The net neutrality PR did work though, the FCC was under a lot of pressure . ATT didn't pay all of those marketing firms to fraudulently post thousands of anti-net-neutrality comments for nothing.

1 comments

OK, but then the answer is to fix Congress, not to bypass it.
And what if it is fundamentally unfixable? Do we just allow everything to grind to a halt and pretend that everything is working as designed as the country crumbles beneath us? I guess that's easier to do when it's the working class and not most HN-type folks who would get hit the hardest by that plan.

Congress has been delegating rule-making authority to the executive branch since before all of us were born. You may not like that, or you may think some amount of delegation is appropriate, but we've passed that point. But this is the reality here, and the functioning of our federal government pretty much has this baked in at this point, for better or worse.

If it's fundamentally unfixable, then the Constitution fundamentally doesn't work, or at least doesn't work with the society we have now. I think the first step is to figure out why. Did this ever work, or were we just kidding ourselves for two centuries?
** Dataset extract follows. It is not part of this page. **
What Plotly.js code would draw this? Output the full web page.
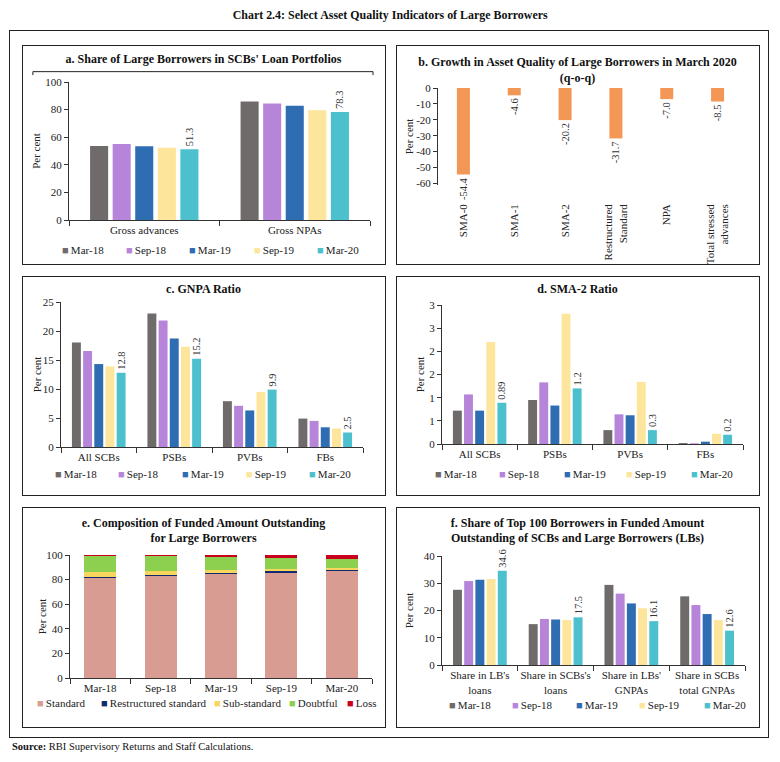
<!DOCTYPE html>
<html><head><meta charset="utf-8">
<script src="https://cdn.plot.ly/plotly-3.0.1.min.js"></script>
<style>
body{margin:0;background:#fff;width:780px;height:762px;position:relative;overflow:hidden;font-family:"Liberation Serif",serif;color:#111;}
#title{position:absolute;top:5px;left:0;width:780px;text-align:center;}
#title span{display:inline-block;font-weight:bold;font-size:13.5px;transform-origin:center;}
#outer{position:absolute;left:9px;top:30px;width:760px;height:708px;border:1.5px solid #222;box-sizing:border-box;}
.panel{position:absolute;border:1.5px solid #222;box-sizing:border-box;pointer-events:none;}
.plot{position:absolute;}
#source{position:absolute;left:12px;top:741px;font-size:10.5px;}
</style></head>
<body>
<div id="title"><span id="tt">Chart 2.4: Select Asset Quality Indicators of Large Borrowers</span></div>
<div id="outer"></div>
<div class="plot" id="pa" style="left:-8px;top:45px"></div>
<div class="plot" id="pb" style="left:366px;top:45px"></div>
<div class="plot" id="pc" style="left:-8px;top:276px"></div>
<div class="plot" id="pd" style="left:366px;top:276px"></div>
<div class="plot" id="pe" style="left:-8px;top:507px"></div>
<div class="plot" id="pf" style="left:366px;top:507px"></div>
<div class="panel" style="left:22px;top:45px;width:364px;height:220px"></div>
<div class="panel" style="left:396px;top:45px;width:364px;height:220px"></div>
<div class="panel" style="left:22px;top:276px;width:364px;height:220px"></div>
<div class="panel" style="left:396px;top:276px;width:364px;height:220px"></div>
<div class="panel" style="left:22px;top:507px;width:364px;height:221px"></div>
<div class="panel" style="left:396px;top:507px;width:364px;height:221px"></div>
<div id="source"><b>Source:</b> RBI Supervisory Returns and Staff Calculations.</div>
<script>
// ---------- DATA ----------
const periods = ['Mar-18','Sep-18','Mar-19','Sep-19','Mar-20'];

// a. Share of Large Borrowers in SCBs' Loan Portfolios
const catsA = ['Gross advances','Gross NPAs'];
const valsA = [[53.6,85.8],[55.0,84.4],[53.4,82.7],[52.4,79.6],[51.3,78.3]];

// b. Growth in Asset Quality (q-o-q)
const catsB = ['SMA-0','SMA-1','SMA-2','Restructured<br>Standard','NPA','Total stressed<br>advances'];
const valsB = [-54.4,-4.6,-20.2,-31.7,-7.0,-8.5];
const ticksB = [0,-10,-20,-30,-40,-50,-60];

// c. GNPA Ratio
const catsC = ['All SCBs','PSBs','PVBs','FBs'];
const valsC = [[18.0,23.0,7.9,4.9],[16.55,21.8,7.1,4.5],[14.3,18.7,6.3,3.4],[13.9,17.3,9.5,3.2],[12.8,15.2,9.9,2.5]];

// d. SMA-2 Ratio
const catsD = ['All SCBs','PSBs','PVBs','FBs'];
const valsD = [[0.72,0.95,0.30,0.02],[1.07,1.33,0.64,0.015],[0.72,0.83,0.62,0.05],[2.2,2.81,1.34,0.22],[0.89,1.2,0.30,0.2]];
const labelsD = ['0.89','1.2','0.3','0.2'];
const ticksD = [0,0.5,1,1.5,2,2.5,3];
const tickTextD = ['0','1','1','2','2','3','3'];

// e. Composition of Funded Amount Outstanding
const compNames = ['Standard','Restructured standard','Sub-standard','Doubtful','Loss'];
const standardE = [80.9,82.8,84.7,85.0,86.6];
const restructuredE = [1.4,1.1,0.8,1.6,0.9];
const substandardE = [3.5,2.7,2.5,2.2,2.2];
const doubtfulE = [13.1,12.3,10.4,9.0,7.4];
const lossE = [1.1,1.1,1.6,2.2,2.9];

// f. Share of Top 100 Borrowers
const catsF = ["Share in LB's<br>loans","Share in SCBs's<br>loans","Share in LBs'<br>GNPAs","Share in SCBs<br>total GNPAs"];
const valsF = [[27.6,15.0,29.4,25.2],[30.8,16.9,26.2,22.0],[31.3,16.7,22.6,18.7],[31.6,16.5,20.8,16.5],[34.6,17.5,16.1,12.6]];

// ---------- STYLE ----------
const FONT = '"Liberation Serif", serif';
const periodColors = ['#6f6b6b','#b685d9','#2f6db3','#fde59b','#4cc0cc'];
const compColors = ['#d99c92','#0d2b6e','#f8d55e','#8dd050','#c8001e'];
const PAD = 30;              // extra room on the left of each plot div (for legend placement)
const PW = 363, H = 219, W = PW + PAD;
const AX = '#333';
// legend entry left offsets (px, relative to panel's left edge)
const legPosA = [0,64,127,192,255];
const legPosC = [-7,56,120,184,247];
const legPosD = [-1,63,128,190,255];
const legPosE = [-25,39,152,227,285];
const legPosF = [13,76,140,203,268];

function layoutBase(m, title, titleY, standoff){
  m.l += PAD;
  return {
    width:W, height:H, margin:m,
    paper_bgcolor:'rgba(0,0,0,0)', plot_bgcolor:'rgba(0,0,0,0)',
    font:{family:FONT,size:11,color:'#222'},
    title:{text:title, font:{family:FONT,size:12,weight:700,color:'#111'},
      x:(PAD+PW/2)/W, xanchor:'center', xref:'container', yref:'container', y:1-titleY/H, yanchor:'middle'},
    showlegend:true,
    barmode:'group', bargap:0.26, bargroupgap:0.2,
    xaxis:{type:'category', showline:true, linecolor:AX, linewidth:1, ticks:'outside', tickson:'boundaries',
      ticklen:5, tickcolor:AX, showgrid:false, zeroline:false, tickfont:{size:11}, tickangle:0, fixedrange:true},
    yaxis:{showline:true, linecolor:AX, linewidth:1, ticks:'outside', ticklen:4, tickcolor:AX, showgrid:false,
      zeroline:false, tickfont:{size:11}, title:{text:'Per cent', font:{size:11}, standoff:standoff}, fixedrange:true}
  };
}
function addLegends(L, xs, y){
  xs.forEach((x,i)=>{
    L[i===0?'legend':'legend'+(i+1)] = {orientation:'h', x:(x+PAD)/W, xanchor:'left', xref:'container', yref:'container',
      y:1-y/H, yanchor:'middle', font:{family:FONT,size:11,color:'#222'}, itemwidth:30,
      bgcolor:'rgba(0,0,0,0)', itemclick:false, itemdoubleclick:false};
  });
}
const cfg = {displayModeBar:false, staticPlot:true};
// nudge the y-axis title closer to its tick labels, as in the original
function nudgeYTitle(gd, dx){
  const g = gd.querySelector('.g-ytitle');
  if(g) g.setAttribute('transform','translate('+dx+',0)');
}

// legend entries: coloured square drawn as a text glyph right before the label
function legendTrace(name, color, i){
  return {type:'scatter', mode:'markers', x:[null], y:[null], name:'<span style="color:'+color+'">■</span>\u2009'+name,
    marker:{color:'rgba(0,0,0,0)', size:0}, hoverinfo:'skip', showlegend:true, legend: i===0?'legend':'legend'+(i+1)};
}
function periodTraces(cats, vals, labels){
  const bars = periods.map((p,i)=>({
    type:'bar', name:p, x:cats, y:vals[i], marker:{color:periodColors[i]}, showlegend:false,
    text: i===periods.length-1 ? labels : undefined,
    textposition: i===periods.length-1 ? 'outside' : 'none', constraintext:'none',
    textangle:-90, textfont:{size:10.5,color:'#333'}, cliponaxis:false, hoverinfo:'skip'
  }));
  const leg = periods.map((p,i)=>legendTrace(p, periodColors[i], i));
  return bars.concat(leg);
}

// a
(function(){
  const L = layoutBase({l:47,r:15,t:37,b:44}, "a. Share of Large Borrowers in SCBs' Loan Portfolios", 14, 3);
  L.yaxis.range=[0,100]; L.yaxis.dtick=20;
  L.bargap=0.25;
  L.shapes=[{type:'path', xref:'paper', yref:'paper', path:'M -0.12,1.05 L -0.12,1.075 L 1.01,1.075 L 1.01,1.05', line:{color:'#222',width:1}}];
  addLegends(L, legPosA, 205);
  const last = valsA[valsA.length-1].map(v=>v.toFixed(1));
  Plotly.newPlot('pa', periodTraces(catsA, valsA, last), L, cfg).then(gd=>nudgeYTitle(gd,1));
})();

// b
(function(){
  const L = layoutBase({l:42,r:16,t:43,b:79}, 'b. Growth in Asset Quality of Large Borrowers in March 2020<br>(q-o-q)', 21, 0);
  L.showlegend=false;
  L.yaxis.range=[-61,0]; L.yaxis.tickvals=ticksB; L.yaxis.ticktext=ticksB.map(String);
  L.xaxis.showline=false; L.xaxis.ticks=''; L.xaxis.tickangle=-90; L.xaxis.ticklabelstandoff=16;
  L.xaxis2={overlaying:'x', anchor:'y', side:'top', range:[-0.5,catsB.length-0.5], showline:true, linecolor:AX,
    ticks:'inside', ticklen:4, tickcolor:AX, tickvals:catsB.map((c,i)=>i+0.5), showticklabels:false, showgrid:false, zeroline:false};
  L.bargap=0.68;
  Plotly.newPlot('pb', [{type:'bar', x:catsB, y:valsB, marker:{color:'#f29755'},
    text:valsB.map(v=>v.toFixed(1)), textposition:'outside', textangle:-90, constraintext:'none',
    textfont:{size:10.5,color:'#333'}, cliponaxis:false, hoverinfo:'skip', showlegend:false}], L, cfg);
})();

// c
(function(){
  const L = layoutBase({l:39,r:22,t:26,b:48}, 'c. GNPA Ratio', 13, 0);
  L.yaxis.range=[0,25]; L.yaxis.dtick=5;
  addLegends(L, legPosC, 198);
  const last = valsC[valsC.length-1].map(v=>v.toFixed(1));
  Plotly.newPlot('pc', periodTraces(catsC, valsC, last), L, cfg).then(gd=>nudgeYTitle(gd,2));
})();

// d
(function(){
  const L = layoutBase({l:46,r:16,t:29,b:51}, 'd. SMA-2 Ratio', 13, 5);
  L.yaxis.range=[0,3]; L.yaxis.tickvals=ticksD; L.yaxis.ticktext=tickTextD;
  addLegends(L, legPosD, 198);
  Plotly.newPlot('pd', periodTraces(catsD, valsD, labelsD), L, cfg).then(gd=>nudgeYTitle(gd,3));
})();

// e
(function(){
  const L = layoutBase({l:48,r:13,t:48,b:48}, 'e. Composition of Funded Amount Outstanding<br>for Large Borrowers', 19.5, 0);
  L.barmode='stack'; L.bargap=0.34;
  L.yaxis.range=[0,100]; L.yaxis.dtick=20;
  addLegends(L, legPosE, 196);
  const series=[standardE,restructuredE,substandardE,doubtfulE,lossE];
  const tr = series.map((s,i)=>({type:'bar', name:compNames[i], x:periods, y:s, marker:{color:compColors[i]}, hoverinfo:'skip', showlegend:false}));
  const leg = compNames.map((n,i)=>legendTrace(n, compColors[i], i));
  Plotly.newPlot('pe', tr.concat(leg), L, cfg).then(gd=>nudgeYTitle(gd,3));
})();

// f
(function(){
  const L = layoutBase({l:46,r:14,t:49,b:61}, 'f. Share of Top 100 Borrowers in Funded Amount<br>Outstanding of SCBs and Large Borrowers (LBs)', 19.5, 10);
  L.yaxis.range=[0,40]; L.yaxis.dtick=10;
  addLegends(L, legPosF, 198);
  const last = valsF[valsF.length-1].map(v=>v.toFixed(1));
  Plotly.newPlot('pf', periodTraces(catsF, valsF, last), L, cfg).then(gd=>nudgeYTitle(gd,3));
})();

// fit page title to the width of the original
(function(){
  const s=document.getElementById('tt'); const w=s.getBoundingClientRect().width;
  s.style.transform='scaleX('+(315/w)+')';
})();
</script>
</body></html>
If it worked then but not now, what changed?

Then, once the cause is understood, the next step would be to figure out an appropriate system that would work, or at least work better, and amend the Constitution to reflect that new system.

The alternative is to just let things continue as they are going, and I don't like that choice. It results in the president becoming more of a ruler and less of an executive. I expect less freedom down that road (and eventually none), and I don't like it.

My take on the questions I posed is this: Yes, it did work, at least adequately, and now it doesn't. What changed? I suspect that it was Roe v Wade. Since then, the right has been trying to get control of the Supreme Court to overturn Roe, and the left has been trying to block them. So both are fighting over control of the nomination process, which means the presidency and the Senate. I suspect that that's the cause of the trench warfare in Congress.

If I'm right, then it is in fact ultimately unfixable. Neither side is going to compromise, ever. You can't even fix it by amending the Constitution, because then there's going to be a battle about undoing the amendment.